■ TASK TO CARRY OUT
Set all the material down again unchanged, without the pictures.

■ COLLECTED DATA
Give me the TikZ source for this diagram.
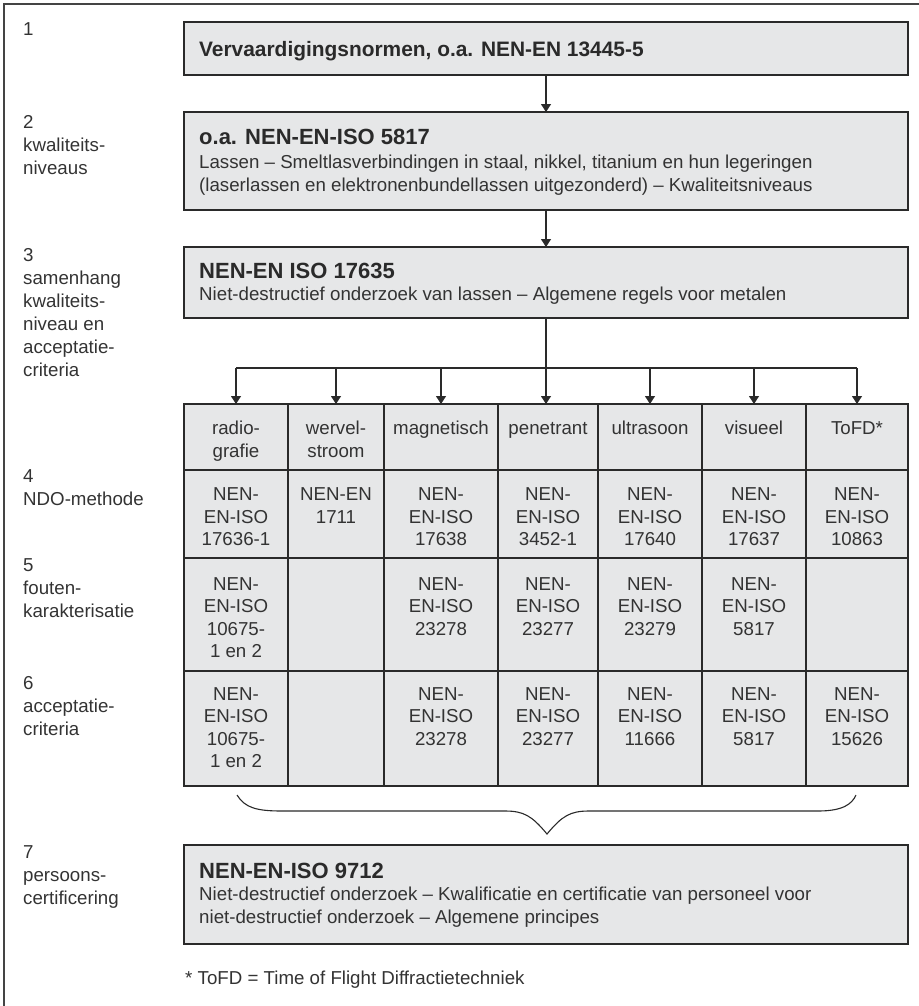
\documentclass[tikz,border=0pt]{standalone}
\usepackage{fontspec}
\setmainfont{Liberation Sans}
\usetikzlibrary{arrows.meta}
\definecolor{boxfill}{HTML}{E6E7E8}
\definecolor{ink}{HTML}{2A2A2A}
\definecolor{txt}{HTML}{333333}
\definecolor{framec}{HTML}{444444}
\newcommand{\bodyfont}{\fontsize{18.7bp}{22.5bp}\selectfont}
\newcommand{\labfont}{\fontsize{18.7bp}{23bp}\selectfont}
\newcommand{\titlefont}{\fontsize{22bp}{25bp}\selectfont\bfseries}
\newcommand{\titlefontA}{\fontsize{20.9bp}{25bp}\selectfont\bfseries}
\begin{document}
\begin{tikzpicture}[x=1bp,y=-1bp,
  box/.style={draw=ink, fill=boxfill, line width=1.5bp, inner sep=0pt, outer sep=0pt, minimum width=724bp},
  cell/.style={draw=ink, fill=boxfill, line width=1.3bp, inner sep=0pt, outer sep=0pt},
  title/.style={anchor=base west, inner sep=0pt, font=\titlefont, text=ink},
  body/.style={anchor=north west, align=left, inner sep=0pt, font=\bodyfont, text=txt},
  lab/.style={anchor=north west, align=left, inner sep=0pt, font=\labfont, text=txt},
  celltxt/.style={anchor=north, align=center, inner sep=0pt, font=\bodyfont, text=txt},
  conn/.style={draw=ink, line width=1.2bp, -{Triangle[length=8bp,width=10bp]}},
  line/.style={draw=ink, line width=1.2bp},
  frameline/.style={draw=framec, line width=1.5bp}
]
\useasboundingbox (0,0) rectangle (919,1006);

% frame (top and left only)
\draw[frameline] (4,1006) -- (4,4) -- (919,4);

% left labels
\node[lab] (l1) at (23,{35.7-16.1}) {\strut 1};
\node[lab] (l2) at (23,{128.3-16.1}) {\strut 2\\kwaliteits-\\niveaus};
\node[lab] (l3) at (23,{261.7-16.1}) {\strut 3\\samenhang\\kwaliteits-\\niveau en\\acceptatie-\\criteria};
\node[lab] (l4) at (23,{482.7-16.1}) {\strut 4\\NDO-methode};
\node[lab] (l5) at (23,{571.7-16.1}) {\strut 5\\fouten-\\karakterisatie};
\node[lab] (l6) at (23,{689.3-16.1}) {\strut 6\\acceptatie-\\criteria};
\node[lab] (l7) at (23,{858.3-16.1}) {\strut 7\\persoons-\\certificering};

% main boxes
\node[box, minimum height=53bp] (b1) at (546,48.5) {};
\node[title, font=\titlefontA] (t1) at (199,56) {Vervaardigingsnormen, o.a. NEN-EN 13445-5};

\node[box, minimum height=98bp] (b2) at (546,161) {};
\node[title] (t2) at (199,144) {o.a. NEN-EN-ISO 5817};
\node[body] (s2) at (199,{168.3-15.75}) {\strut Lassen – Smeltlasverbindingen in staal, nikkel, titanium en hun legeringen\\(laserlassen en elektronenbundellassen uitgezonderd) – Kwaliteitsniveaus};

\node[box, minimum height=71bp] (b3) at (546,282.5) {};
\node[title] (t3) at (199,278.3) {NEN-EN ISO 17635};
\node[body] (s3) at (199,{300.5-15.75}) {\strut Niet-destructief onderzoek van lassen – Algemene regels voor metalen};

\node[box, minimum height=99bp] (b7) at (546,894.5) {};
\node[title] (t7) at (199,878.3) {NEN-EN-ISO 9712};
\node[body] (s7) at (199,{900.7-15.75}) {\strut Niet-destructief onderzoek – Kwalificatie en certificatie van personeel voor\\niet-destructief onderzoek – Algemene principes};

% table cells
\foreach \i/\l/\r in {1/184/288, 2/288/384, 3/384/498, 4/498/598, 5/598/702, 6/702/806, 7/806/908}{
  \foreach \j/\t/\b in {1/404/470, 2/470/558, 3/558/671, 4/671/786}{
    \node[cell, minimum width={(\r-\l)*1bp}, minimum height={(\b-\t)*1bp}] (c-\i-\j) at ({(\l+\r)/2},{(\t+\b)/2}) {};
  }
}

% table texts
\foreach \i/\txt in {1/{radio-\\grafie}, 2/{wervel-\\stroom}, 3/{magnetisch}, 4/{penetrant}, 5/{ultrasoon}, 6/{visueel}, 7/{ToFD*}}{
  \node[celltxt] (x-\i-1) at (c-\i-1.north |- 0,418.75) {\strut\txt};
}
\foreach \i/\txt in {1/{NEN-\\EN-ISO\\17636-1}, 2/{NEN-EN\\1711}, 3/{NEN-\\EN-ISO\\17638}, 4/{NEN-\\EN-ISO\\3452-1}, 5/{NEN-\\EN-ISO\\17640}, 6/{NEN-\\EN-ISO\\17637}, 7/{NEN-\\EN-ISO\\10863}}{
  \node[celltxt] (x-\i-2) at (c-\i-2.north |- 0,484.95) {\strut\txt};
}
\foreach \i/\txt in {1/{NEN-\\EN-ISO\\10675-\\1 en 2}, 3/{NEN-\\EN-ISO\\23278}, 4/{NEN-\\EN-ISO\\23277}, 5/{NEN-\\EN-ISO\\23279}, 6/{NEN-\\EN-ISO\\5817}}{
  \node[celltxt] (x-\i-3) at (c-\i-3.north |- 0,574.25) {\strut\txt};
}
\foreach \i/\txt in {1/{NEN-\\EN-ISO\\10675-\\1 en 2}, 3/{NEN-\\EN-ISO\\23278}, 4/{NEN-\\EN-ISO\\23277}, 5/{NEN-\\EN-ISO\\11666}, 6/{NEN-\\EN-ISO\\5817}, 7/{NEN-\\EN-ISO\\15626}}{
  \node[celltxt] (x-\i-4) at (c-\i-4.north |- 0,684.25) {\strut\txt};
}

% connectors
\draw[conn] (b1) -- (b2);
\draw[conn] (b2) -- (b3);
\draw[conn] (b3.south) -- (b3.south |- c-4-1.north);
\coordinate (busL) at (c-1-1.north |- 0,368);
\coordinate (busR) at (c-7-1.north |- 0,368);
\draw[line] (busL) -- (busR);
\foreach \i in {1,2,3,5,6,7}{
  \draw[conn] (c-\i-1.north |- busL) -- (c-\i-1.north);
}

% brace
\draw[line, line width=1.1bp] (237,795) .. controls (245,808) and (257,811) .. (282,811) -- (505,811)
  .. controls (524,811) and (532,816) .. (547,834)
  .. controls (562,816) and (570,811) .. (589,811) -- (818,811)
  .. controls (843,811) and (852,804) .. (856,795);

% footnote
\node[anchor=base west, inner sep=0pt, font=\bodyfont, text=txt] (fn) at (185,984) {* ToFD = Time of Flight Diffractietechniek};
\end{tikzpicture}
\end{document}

■ WRITTEN ANSWER
Give me the TikZ source for this diagram.
\documentclass[tikz,border=0pt]{standalone}
\usepackage{fontspec}
\setmainfont{Liberation Sans}
\usetikzlibrary{arrows.meta}
\definecolor{boxfill}{HTML}{E6E7E8}
\definecolor{ink}{HTML}{2A2A2A}
\definecolor{txt}{HTML}{333333}
\definecolor{framec}{HTML}{444444}
\newcommand{\bodyfont}{\fontsize{18.7bp}{22.5bp}\selectfont}
\newcommand{\labfont}{\fontsize{18.7bp}{23bp}\selectfont}
\newcommand{\titlefont}{\fontsize{22bp}{25bp}\selectfont\bfseries}
\newcommand{\titlefontA}{\fontsize{20.9bp}{25bp}\selectfont\bfseries}
\begin{document}
\begin{tikzpicture}[x=1bp,y=-1bp,
  box/.style={draw=ink, fill=boxfill, line width=1.5bp, inner sep=0pt, outer sep=0pt, minimum width=724bp},
  cell/.style={draw=ink, fill=boxfill, line width=1.3bp, inner sep=0pt, outer sep=0pt},
  title/.style={anchor=base west, inner sep=0pt, font=\titlefont, text=ink},
  body/.style={anchor=north west, align=left, inner sep=0pt, font=\bodyfont, text=txt},
  lab/.style={anchor=north west, align=left, inner sep=0pt, font=\labfont, text=txt},
  celltxt/.style={anchor=north, align=center, inner sep=0pt, font=\bodyfont, text=txt},
  conn/.style={draw=ink, line width=1.2bp, -{Triangle[length=8bp,width=10bp]}},
  line/.style={draw=ink, line width=1.2bp},
  frameline/.style={draw=framec, line width=1.5bp}
]
\useasboundingbox (0,0) rectangle (919,1006);

% frame (top and left only)
\draw[frameline] (4,1006) -- (4,4) -- (919,4);

% left labels
\node[lab] (l1) at (23,{35.7-16.1}) {\strut 1};
\node[lab] (l2) at (23,{128.3-16.1}) {\strut 2\\kwaliteits-\\niveaus};
\node[lab] (l3) at (23,{261.7-16.1}) {\strut 3\\samenhang\\kwaliteits-\\niveau en\\acceptatie-\\criteria};
\node[lab] (l4) at (23,{482.7-16.1}) {\strut 4\\NDO-methode};
\node[lab] (l5) at (23,{571.7-16.1}) {\strut 5\\fouten-\\karakterisatie};
\node[lab] (l6) at (23,{689.3-16.1}) {\strut 6\\acceptatie-\\criteria};
\node[lab] (l7) at (23,{858.3-16.1}) {\strut 7\\persoons-\\certificering};

% main boxes
\node[box, minimum height=53bp] (b1) at (546,48.5) {};
\node[title, font=\titlefontA] (t1) at (199,56) {Vervaardigingsnormen, o.a. NEN-EN 13445-5};

\node[box, minimum height=98bp] (b2) at (546,161) {};
\node[title] (t2) at (199,144) {o.a. NEN-EN-ISO 5817};
\node[body] (s2) at (199,{168.3-15.75}) {\strut Lassen – Smeltlasverbindingen in staal, nikkel, titanium en hun legeringen\\(laserlassen en elektronenbundellassen uitgezonderd) – Kwaliteitsniveaus};

\node[box, minimum height=71bp] (b3) at (546,282.5) {};
\node[title] (t3) at (199,278.3) {NEN-EN ISO 17635};
\node[body] (s3) at (199,{300.5-15.75}) {\strut Niet-destructief onderzoek van lassen – Algemene regels voor metalen};

\node[box, minimum height=99bp] (b7) at (546,894.5) {};
\node[title] (t7) at (199,878.3) {NEN-EN-ISO 9712};
\node[body] (s7) at (199,{900.7-15.75}) {\strut Niet-destructief onderzoek – Kwalificatie en certificatie van personeel voor\\niet-destructief onderzoek – Algemene principes};

% table cells
\foreach \i/\l/\r in {1/184/288, 2/288/384, 3/384/498, 4/498/598, 5/598/702, 6/702/806, 7/806/908}{
  \foreach \j/\t/\b in {1/404/470, 2/470/558, 3/558/671, 4/671/786}{
    \node[cell, minimum width={(\r-\l)*1bp}, minimum height={(\b-\t)*1bp}] (c-\i-\j) at ({(\l+\r)/2},{(\t+\b)/2}) {};
  }
}

% table texts
\foreach \i/\txt in {1/{radio-\\grafie}, 2/{wervel-\\stroom}, 3/{magnetisch}, 4/{penetrant}, 5/{ultrasoon}, 6/{visueel}, 7/{ToFD*}}{
  \node[celltxt] (x-\i-1) at (c-\i-1.north |- 0,418.75) {\strut\txt};
}
\foreach \i/\txt in {1/{NEN-\\EN-ISO\\17636-1}, 2/{NEN-EN\\1711}, 3/{NEN-\\EN-ISO\\17638}, 4/{NEN-\\EN-ISO\\3452-1}, 5/{NEN-\\EN-ISO\\17640}, 6/{NEN-\\EN-ISO\\17637}, 7/{NEN-\\EN-ISO\\10863}}{
  \node[celltxt] (x-\i-2) at (c-\i-2.north |- 0,484.95) {\strut\txt};
}
\foreach \i/\txt in {1/{NEN-\\EN-ISO\\10675-\\1 en 2}, 3/{NEN-\\EN-ISO\\23278}, 4/{NEN-\\EN-ISO\\23277}, 5/{NEN-\\EN-ISO\\23279}, 6/{NEN-\\EN-ISO\\5817}}{
  \node[celltxt] (x-\i-3) at (c-\i-3.north |- 0,574.25) {\strut\txt};
}
\foreach \i/\txt in {1/{NEN-\\EN-ISO\\10675-\\1 en 2}, 3/{NEN-\\EN-ISO\\23278}, 4/{NEN-\\EN-ISO\\23277}, 5/{NEN-\\EN-ISO\\11666}, 6/{NEN-\\EN-ISO\\5817}, 7/{NEN-\\EN-ISO\\15626}}{
  \node[celltxt] (x-\i-4) at (c-\i-4.north |- 0,684.25) {\strut\txt};
}

% connectors
\draw[conn] (b1) -- (b2);
\draw[conn] (b2) -- (b3);
\draw[conn] (b3.south) -- (b3.south |- c-4-1.north);
\coordinate (busL) at (c-1-1.north |- 0,368);
\coordinate (busR) at (c-7-1.north |- 0,368);
\draw[line] (busL) -- (busR);
\foreach \i in {1,2,3,5,6,7}{
  \draw[conn] (c-\i-1.north |- busL) -- (c-\i-1.north);
}

% brace
\draw[line, line width=1.1bp] (237,795) .. controls (245,808) and (257,811) .. (282,811) -- (505,811)
  .. controls (524,811) and (532,816) .. (547,834)
  .. controls (562,816) and (570,811) .. (589,811) -- (818,811)
  .. controls (843,811) and (852,804) .. (856,795);

% footnote
\node[anchor=base west, inner sep=0pt, font=\bodyfont, text=txt] (fn) at (185,984) {* ToFD = Time of Flight Diffractietechniek};
\end{tikzpicture}
\end{document}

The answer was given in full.